# What is required:
Extract each line containing the string "matplotlib".

# Data rows:
◇ ◇ ◇ ◇ ◇
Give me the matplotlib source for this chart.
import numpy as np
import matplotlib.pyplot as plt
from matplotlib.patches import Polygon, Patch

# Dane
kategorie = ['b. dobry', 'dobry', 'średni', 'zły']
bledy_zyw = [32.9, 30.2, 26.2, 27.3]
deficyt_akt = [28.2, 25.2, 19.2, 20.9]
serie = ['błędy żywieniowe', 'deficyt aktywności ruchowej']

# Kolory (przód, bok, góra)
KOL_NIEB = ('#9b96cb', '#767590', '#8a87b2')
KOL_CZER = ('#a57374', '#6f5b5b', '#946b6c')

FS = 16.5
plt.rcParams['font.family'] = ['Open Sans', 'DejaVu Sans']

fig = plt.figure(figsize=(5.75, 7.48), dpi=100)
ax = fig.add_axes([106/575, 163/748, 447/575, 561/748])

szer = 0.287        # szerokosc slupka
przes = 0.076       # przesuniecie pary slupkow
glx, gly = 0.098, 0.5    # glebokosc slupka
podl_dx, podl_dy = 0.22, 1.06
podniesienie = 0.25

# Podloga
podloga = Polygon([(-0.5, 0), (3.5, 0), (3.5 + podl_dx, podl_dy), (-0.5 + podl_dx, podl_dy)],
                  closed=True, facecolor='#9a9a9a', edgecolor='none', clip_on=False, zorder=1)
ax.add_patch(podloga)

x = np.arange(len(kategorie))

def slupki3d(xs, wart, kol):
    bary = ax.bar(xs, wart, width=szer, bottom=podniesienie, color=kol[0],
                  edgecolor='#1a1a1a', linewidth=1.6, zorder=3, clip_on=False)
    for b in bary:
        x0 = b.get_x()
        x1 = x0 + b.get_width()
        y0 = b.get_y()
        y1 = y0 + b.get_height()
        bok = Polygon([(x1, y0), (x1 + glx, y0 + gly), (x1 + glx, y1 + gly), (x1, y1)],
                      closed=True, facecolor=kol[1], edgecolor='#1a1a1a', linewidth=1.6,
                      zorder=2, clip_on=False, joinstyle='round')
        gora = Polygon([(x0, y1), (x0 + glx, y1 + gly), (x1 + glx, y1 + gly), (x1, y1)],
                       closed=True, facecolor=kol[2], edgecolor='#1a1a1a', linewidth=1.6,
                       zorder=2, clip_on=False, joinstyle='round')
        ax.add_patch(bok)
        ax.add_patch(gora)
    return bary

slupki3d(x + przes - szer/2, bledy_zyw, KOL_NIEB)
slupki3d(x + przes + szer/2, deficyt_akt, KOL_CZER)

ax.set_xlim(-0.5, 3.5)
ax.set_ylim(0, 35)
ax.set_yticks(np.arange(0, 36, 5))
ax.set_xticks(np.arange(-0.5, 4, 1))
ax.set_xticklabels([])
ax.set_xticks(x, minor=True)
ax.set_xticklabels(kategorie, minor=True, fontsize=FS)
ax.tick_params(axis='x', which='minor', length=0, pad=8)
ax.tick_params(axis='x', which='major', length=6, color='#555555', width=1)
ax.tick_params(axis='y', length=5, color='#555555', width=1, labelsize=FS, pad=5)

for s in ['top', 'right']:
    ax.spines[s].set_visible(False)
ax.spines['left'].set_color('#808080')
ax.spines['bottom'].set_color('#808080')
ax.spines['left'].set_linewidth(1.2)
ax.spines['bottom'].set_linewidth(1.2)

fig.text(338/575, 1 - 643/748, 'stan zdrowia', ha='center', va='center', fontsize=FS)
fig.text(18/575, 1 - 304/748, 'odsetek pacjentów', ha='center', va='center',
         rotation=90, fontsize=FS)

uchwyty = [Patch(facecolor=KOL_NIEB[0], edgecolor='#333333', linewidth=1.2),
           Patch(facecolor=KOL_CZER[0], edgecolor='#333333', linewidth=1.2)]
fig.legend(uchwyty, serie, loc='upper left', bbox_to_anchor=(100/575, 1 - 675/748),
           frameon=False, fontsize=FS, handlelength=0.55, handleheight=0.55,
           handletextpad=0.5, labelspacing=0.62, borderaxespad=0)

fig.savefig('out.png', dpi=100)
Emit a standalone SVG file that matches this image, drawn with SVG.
◇ ◇ ◇ ◇ ◇
# Finished exercise:
Give me the matplotlib source for this chart.
import matplotlib.pyplot as plt
from matplotlib.patches import Polygon, Patch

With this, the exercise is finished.